Kevin MacLean sees more gains for gold

From Friday's Globe and Mail

Kevin MacLean's strategy to reduce risk in his Sentry Select Precious Metals Growth Fund and outperform his peers has helped him win Lipper awards in the precious-metals equity category for the three- and five-year periods ending Dec. 31, 2009. His fund posted an average annual return of 8.5 per cent over three years, and 25 per cent over five years.

He looks for companies that can thrive without depending on a rising gold price, and sticks to smaller-capitalization firms as opposed to giants such as Barrick Gold Corp. or Newmont Mining Corp.

“When you hold these equities, which are the benchmark names, you should really not expect to make any money at all in the absence of a significant discovery or a rising gold price,” “I consider these shares to be dead money in a flat gold price environment.”says the 54-year-old manager with Sentry Select Capital Corp. and a former gold-mining analyst.

The complete list of Lipper funds of the year award winners

Mr.
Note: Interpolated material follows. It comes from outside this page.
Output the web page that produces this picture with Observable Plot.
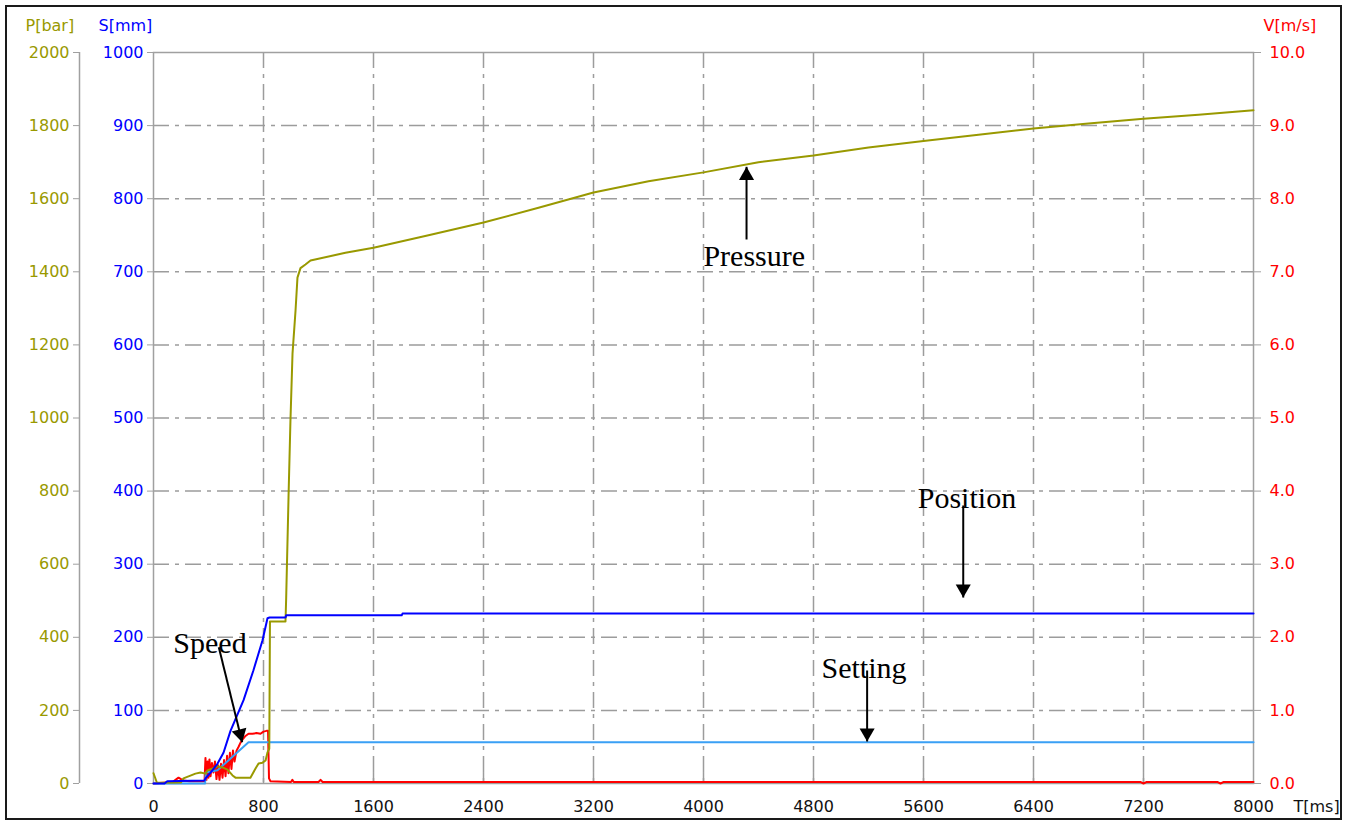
<!DOCTYPE html>
<html><head><meta charset="utf-8">
<script src="https://cdn.jsdelivr.net/npm/d3@7"></script>
<script src="https://cdn.jsdelivr.net/npm/@observablehq/plot@0.6"></script>
<style>
html,body{margin:0;padding:0;background:#fff;}
#wrap{position:relative;width:1348px;height:821px;overflow:hidden;}
#border{position:absolute;left:5px;top:5px;width:1333px;height:811px;border:2px solid #1a1a1a;pointer-events:none;}
</style></head><body>
<div id="wrap"><div id="chart"></div><div id="border"></div></div>
<script>
// ---- Data ----
const timeTicks = [0, 800, 1600, 2400, 3200, 4000, 4800, 5600, 6400, 7200, 8000];
const gridTimes = [800, 1600, 2400, 3200, 4000, 4800, 5600, 6400, 7200];
const sTicks = [0, 100, 200, 300, 400, 500, 600, 700, 800, 900, 1000];
const gridS = [100, 200, 300, 400, 500, 600, 700, 800, 900];
const pTickLabels = ["0", "200", "400", "600", "800", "1000", "1200", "1400", "1600", "1800", "2000"];
const vTickLabels = ["0.0", "1.0", "2.0", "3.0", "4.0", "5.0", "6.0", "7.0", "8.0", "9.0", "10.0"];

// Pressure P [bar]
const pressureT =   [0, 25, 200, 218, 305, 342, 378, 393, 429, 465, 502, 538, 575, 596, 669, 705, 742, 764, 793, 815, 829, 842, 847, 960, 965, 982, 996, 1011, 1033, 1047, 1069, 1105, 1142, 1396, 1600, 2000, 2400, 2800, 3200, 3600, 4000, 4400, 4800, 5200, 5600, 6000, 6400, 6800, 7200, 7600, 8000];
const pressureBar = [28, 2, 3, 14, 27, 30, 27, 36, 41, 47, 44, 38, 22, 16, 16, 16, 41, 55, 57, 63, 85, 95, 443, 443, 509, 783, 993, 1176, 1294, 1384, 1410, 1420, 1431, 1452, 1466, 1500, 1535, 1575, 1617, 1648, 1672, 1700, 1718, 1740, 1758, 1775, 1792, 1806, 1819, 1830, 1842];

// Position S [mm]
const positionT =  [0, 80, 100, 370, 378, 415, 465, 509, 560, 655, 727, 793, 829, 844, 960, 965, 1805, 1811, 8000];
const positionMm = [0, 0, 3, 4, 7, 15, 27, 42, 72, 114, 155, 196, 226, 227, 227, 230, 230, 232.5, 232.5];

// Setting V [m/s]
const settingT =  [0, 375, 380, 465, 691, 8000];
const settingMs = [0, 0, 0.15, 0.18, 0.565, 0.565];

// Speed V [m/s]
const speedT =  [0, 140, 160, 182, 218, 260, 364, 371, 378, 385, 393, 400, 407, 415, 425, 436, 447, 458, 469, 480, 491, 502, 513, 524, 535, 545, 556, 567, 578, 589, 604, 618, 633, 647, 669, 691, 720, 749, 778, 800, 822, 833, 840, 851, 1000, 1010, 1020, 1200, 1215, 1230, 2000, 4000, 6000, 7180, 7200, 7220, 7740, 7760, 7780, 8000];
const speedMs = [0, 0.02, 0.05, 0.08, 0.04, 0.03, 0.03, 0.03, 0.35, 0.05, 0.3, 0.08, 0.33, 0.1, 0.28, 0.15, 0.3, 0.06, 0.25, 0.05, 0.27, 0.08, 0.32, 0.1, 0.38, 0.14, 0.42, 0.2, 0.45, 0.3, 0.45, 0.5, 0.56, 0.6, 0.65, 0.68, 0.68, 0.69, 0.68, 0.71, 0.72, 0.72, 0.07, 0.03, 0.02, 0.05, 0.02, 0.02, 0.05, 0.02, 0.02, 0.02, 0.02, 0.02, 0.0, 0.02, 0.02, 0.0, 0.02, 0.02];

// Annotations (time in ms, height in mm of the S scale)
const annLabels = ["Pressure", "Position", "Setting", "Speed"];
const annLabelT = [4369, 5916, 5167, 411];
const annLabelS = [708.6, 376.2, 145, 179.2];
const arrowTailT = [4313, 5889, 5190, 475];
const arrowTailS = [744.2, 380.3, 154.6, 186.5];
const arrowTipT  = [4313, 5889, 5190, 645];
const arrowTipS  = [843.6, 254.4, 57.5, 56.5];

// ---- Build ----
const idx = n => d3.range(n);
const gridColor = "#9c9c9c";
const olive = "#999900", blue = "#0000ff", red = "#ff0000", lightBlue = "#3aa0f5";
const dash = "16,6,4,6";

// arrowhead orientation (styles): rotate in degrees, offsets of triangle centroid from tip
const headStyles = [
  {rotate: 0, dx: 0, dy: 8.7},
  {rotate: 180, dx: 0, dy: -8.7},
  {rotate: 180, dx: 0, dy: -8.7},
  {rotate: 166, dx: -2.1, dy: -8.4}
];

const chart = Plot.plot({
  width: 1348, height: 821,
  marginLeft: 153, marginRight: 95, marginTop: 52, marginBottom: 38,
  x: {domain: [0, 8000], axis: null},
  y: {domain: [0, 1000], axis: null},
  style: {fontFamily: "DejaVu Sans", fontSize: "16px", background: "white", overflow: "visible"},
  marks: [
    Plot.ruleY(gridS, {stroke: gridColor, strokeWidth: 1.5, strokeDasharray: dash}),
    Plot.ruleX(gridTimes, {stroke: gridColor, strokeWidth: 1.5, strokeDasharray: dash}),
    Plot.ruleX(gridTimes, {y1: 0, y2: 15, stroke: gridColor, strokeWidth: 1.5}),
    Plot.frame({stroke: "#a0a0a0", strokeWidth: 1.5}),
    Plot.ruleX([0], {dx: -74, stroke: "#a0a0a0", strokeWidth: 1.5}),
    // axes
    Plot.axisY(sTicks, {anchor: "left", tickSize: 6, tickPadding: 4, stroke: "#a0a0a0", fill: blue, label: null, tickFormat: d => String(d)}),
    Plot.axisY(sTicks, {anchor: "left", dx: -74, tickSize: 6, tickPadding: 4, stroke: "#a0a0a0", fill: olive, label: null, tickFormat: (d, i) => pTickLabels[i]}),
    Plot.axisY(sTicks, {anchor: "right", tickSize: 7, tickPadding: 9, stroke: "#a0a0a0", fill: red, label: null, tickFormat: (d, i) => vTickLabels[i]}),
    Plot.axisX(timeTicks, {anchor: "bottom", tickSize: 0, tickPadding: 17, fill: "#111", label: null, tickFormat: d => String(d)}),
    // axis titles
    Plot.text(["P[bar]"], {text: d => d, frameAnchor: "top-left", dx: -128, dy: -27, textAnchor: "start", lineAnchor: "middle", fill: olive}),
    Plot.text(["S[mm]"], {text: d => d, frameAnchor: "top-left", dx: -55, dy: -27, textAnchor: "start", lineAnchor: "middle", fill: blue}),
    Plot.text(["V[m/s]"], {text: d => d, frameAnchor: "top-right", dx: 10, dy: -27, textAnchor: "start", lineAnchor: "middle", fill: red}),
    Plot.text(["T[ms]"], {text: d => d, frameAnchor: "bottom-right", dx: 40, dy: 23, textAnchor: "start", lineAnchor: "middle", fill: "#111"}),
    // series
    Plot.line(idx(speedT.length), {x: i => speedT[i], y: i => speedMs[i] * 100, stroke: red, strokeWidth: 2}),
    Plot.line(idx(settingT.length), {x: i => settingT[i], y: i => settingMs[i] * 100, stroke: lightBlue, strokeWidth: 2}),
    Plot.line(idx(pressureT.length), {x: i => pressureT[i], y: i => pressureBar[i] / 2, stroke: olive, strokeWidth: 2}),
    Plot.line(idx(positionT.length), {x: i => positionT[i], y: i => positionMm[i], stroke: blue, strokeWidth: 2}),
    // annotations
    Plot.link(idx(annLabels.length), {x1: i => arrowTailT[i], y1: i => arrowTailS[i], x2: i => arrowTipT[i], y2: i => arrowTipS[i], stroke: "black", strokeWidth: 2}),
    ...headStyles.map((h, k) => Plot.dot([k], {x: i => arrowTipT[i], y: i => arrowTipS[i], symbol: "triangle", r: 5.6, fill: "black", stroke: "none", rotate: h.rotate, dx: h.dx, dy: h.dy})),
    Plot.text(idx(annLabels.length), {x: i => annLabelT[i], y: i => annLabelS[i], text: i => annLabels[i], fontFamily: "Liberation Serif", fontSize: 30, fill: "black", textAnchor: "middle", lineAnchor: "bottom"})
  ]
});
document.getElementById("chart").appendChild(chart);
</script>
</body></html>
MacLean prefers to invest in companies that have demonstrated the ability to significantly add to existing reserves and resources at their operating mines and advanced exploration projects – what he calls “high wealth-creation yield” firms. He doesn't buy miners in their higher-risk construction phase where wealth creation is generally negligible and value can be destroyed by delays, cost overruns and equity dilution.

Why are you so cautious during mine construction?
It may take two to 21/2 years to build a mine. Six months before it is complete, I try to get on a plane and fly down to the property. I'll have a look and see that things are hopefully going well – that there is money left to finish the construction, nobody is picketing the project, there are no environmental issues, the government is not trying to impose new taxes or royalties, etc. If everything looks to be as advertised, I can start buying the stock because typically they would be discounted in the market at 15 per cent or more of future cash flows.

What is your outlook for the market in general?
I am not expecting a severe pullback. Certainly the market can correct at any time, but the value is exceptionally good here … Having said that, we live in a fairly unstable world from a credit contraction perspective … so in effect you can't have as much confidence in data points as you would in a more stable environment.

My view is that monetary policy will remain easy in 2010 and into 2011. I am optimistic that 2010 will actually be a decent year so I am not taking any massive cash position in anticipation of a smash in the marketplace.

What about gold bullion?
If the global economy recovers, I think gold demand will pick up. There is no new supply of gold available so the gold price will rise. If things continue to worsen, then I think that gold as a non-default, hard asset will be an asset of choice in a world where credit risk is the dominant theme. So I think gold is in a win-win position, which is why I run my fund generally 100-per-cent invested.